Un peso, però, nel cuore lo ricordiamo, ed è quello di Suzuka 2014. Era ottobre e pioveva tantissimo. L’incidente di Jules Bianchi quel giorno si portò via la spensieratezza della nostra generazione di appassionati, noi che non avevamo mai perso un pilota in pista. Ma a te, Charles, portò via un amico.
Bianchi era il tuo padrino, il tuo mentore, era il ragazzo con cui avevi iniziato a correre sui kart. Lui che sarebbe diventato un pilota Ferrari ma che non ci arrivò mai. Tu un passo dietro di lui, ad imparare le sue lezioni. Lui con il numero 17, tu con il 16.
Quando gli chiedono di Bianchi, a Leclerc ancora si bagnano gli occhi. Con quella malinconia un po’ principesca che lo ha sempre caratterizzato. Con la delicatezza di un ragazzo sensibile e la rabbia di un pilota vero. Già, perché non bisogna lasciarsi ingannare dal sorriso furbetto e i modi gentili.

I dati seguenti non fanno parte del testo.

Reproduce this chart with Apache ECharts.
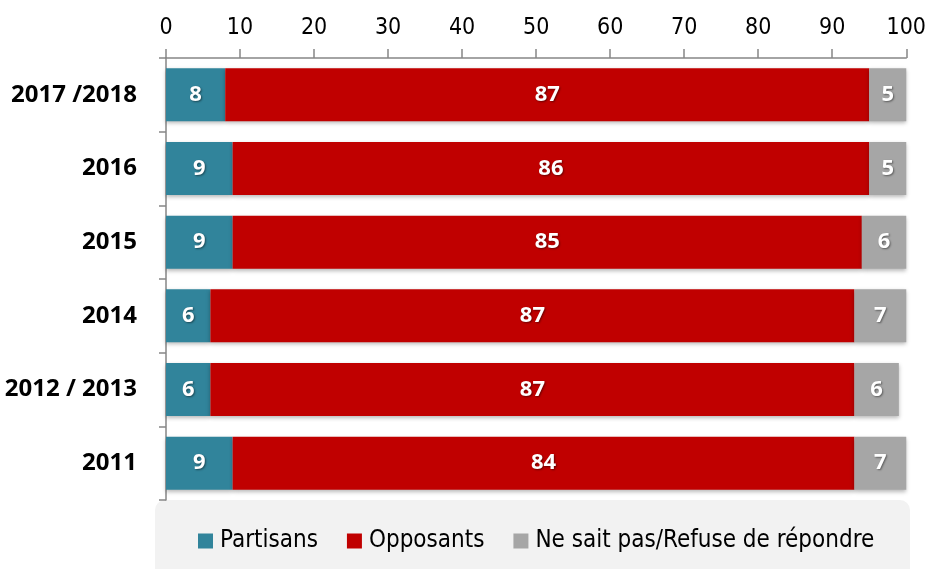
<!DOCTYPE html>
<html>
<head>
<meta charset="utf-8">
<script src="https://cdn.jsdelivr.net/npm/echarts@6/dist/echarts.min.js"></script>
<style>
  html, body { margin: 0; padding: 0; background: #ffffff; }
  #chart { width: 929px; height: 569px; }
</style>
</head>
<body>
<div id="chart"></div>
<script>
// Survey years, top to bottom
const categories = ['2017 /2018', '2016', '2015', '2014', '2012 / 2013', '2011'];
// Share of respondents (%)
const partisans = [8, 9, 9, 6, 6, 9];
const opposants = [87, 86, 85, 87, 87, 84];
const neSaitPas = [5, 5, 6, 7, 6, 7];
const seriesNames = ['Partisans', 'Opposants', 'Ne sait pas/Refuse de répondre'];
const seriesColors = ['#31849B', '#C00000', '#A6A6A6'];

const labelFont = "'Open Sans', 'Liberation Sans', sans-serif";
const axisFont = "'DejaVu Sans Condensed', 'DejaVu Sans', sans-serif";

const chart = echarts.init(document.getElementById('chart'), null, { renderer: 'canvas' });

function makeSeries(name, data, color) {
  return {
    name: name,
    type: 'bar',
    stack: 'total',
    data: data,
    barCategoryGap: '28%',
    itemStyle: {
      color: color,
      shadowBlur: 4,
      shadowOffsetY: 2,
      shadowColor: 'rgba(0,0,0,0.28)'
    },
    label: {
      show: true,
      position: 'inside',
      color: '#ffffff',
      fontFamily: labelFont,
      fontWeight: 'bold',
      fontSize: 22,
      textShadowColor: 'rgba(0,0,0,0.45)',
      textShadowBlur: 2,
      textShadowOffsetX: 1,
      textShadowOffsetY: 1
    },
    emphasis: { disabled: true }
  };
}

chart.setOption({
  animation: false,
  graphic: [{
    type: 'rect',
    z: -1,
    shape: { x: 155, y: 500, width: 755, height: 90, r: 10 },
    style: { fill: '#F2F2F2' }
  }],
  grid: { left: 166, right: 21, top: 58, bottom: 69, containLabel: false },
  legend: {
    data: seriesNames,
    top: 529,
    left: 198,
    padding: 0,
    itemWidth: 15,
    itemHeight: 15,
    itemGap: 29,
    icon: 'rect',
    textStyle: { fontFamily: axisFont, fontSize: 24, color: '#000000', padding: [0, 0, 0, 2] }
  },
  xAxis: {
    type: 'value',
    position: 'top',
    min: 0,
    max: 100,
    interval: 10,
    splitLine: { show: false },
    axisLine: { show: true, lineStyle: { color: '#868686', width: 1.5 } },
    axisTick: { show: true, inside: false, length: 9, lineStyle: { color: '#868686', width: 1.5 } },
    axisLabel: { fontFamily: axisFont, fontSize: 23, color: '#000000', margin: 18 }
  },
  yAxis: {
    type: 'category',
    data: categories,
    inverse: true,
    axisLine: { show: true, lineStyle: { color: '#868686', width: 1.5 } },
    axisTick: { show: true, inside: false, length: 7, lineStyle: { color: '#868686', width: 1.5 } },
    axisLabel: { fontFamily: labelFont, fontWeight: 'bold', fontSize: 24, color: '#000000', margin: 29 }
  },
  series: [
    makeSeries(seriesNames[0], partisans, seriesColors[0]),
    makeSeries(seriesNames[1], opposants, seriesColors[1]),
    makeSeries(seriesNames[2], neSaitPas, seriesColors[2])
  ]
});
</script>
</body>
</html>
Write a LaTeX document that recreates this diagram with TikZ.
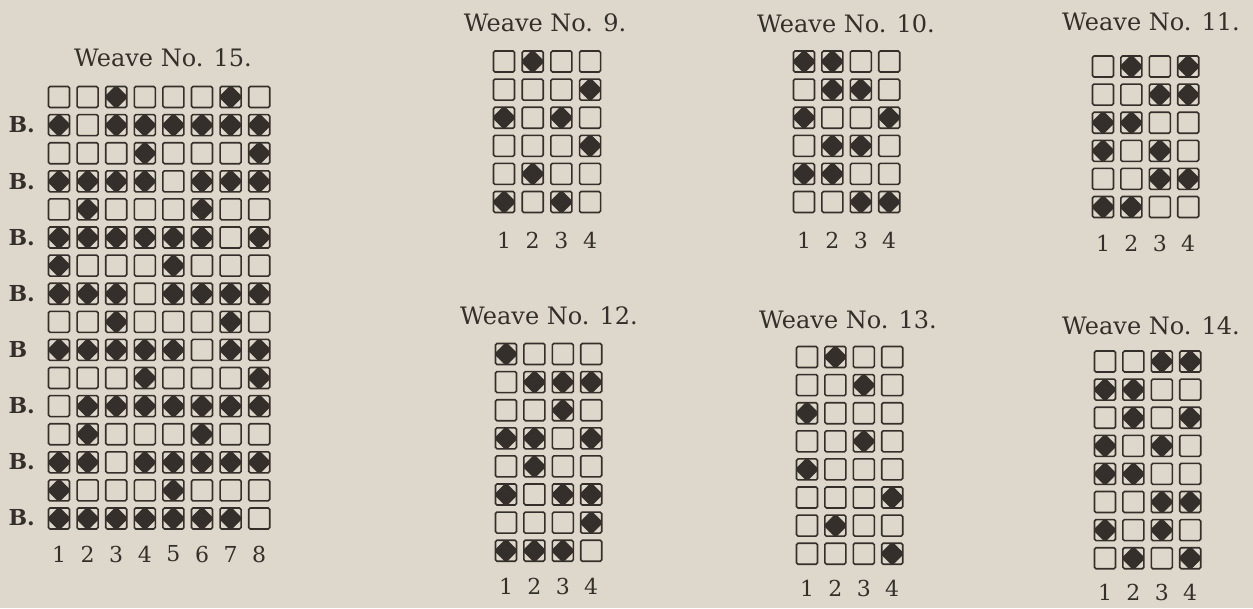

Il monegasco in pista si infiamma, e lì riesco a ritrovare il ragazzo incazzato che correva in Formula 2. Quello che abbiamo visto a Monza, quando ha buttato fuori pista il sei volte campione del mondo Lewis Hamilton senza pensarci due volte. Quello che ha lentamente deteriorato la sicurezza del compagno di squadra, un quattro volte iridato come Sebastian Vettel. Quello che ha preso la celebrità di Max Verstappen, giovane rampollo della Formula 1, e l’ha messa in un angolo. Quello che deve ancora imparare a stare al suo posto, a stare zitto, a muoversi con sicurezza nell’incasinato mondo della comunicazione. Quello che non mi è mai sembrato, neanche una volta, un personaggio lontano. Il Charles Leclerc che può essere quello che vuole ma che, sicuramente, non è un predestinato.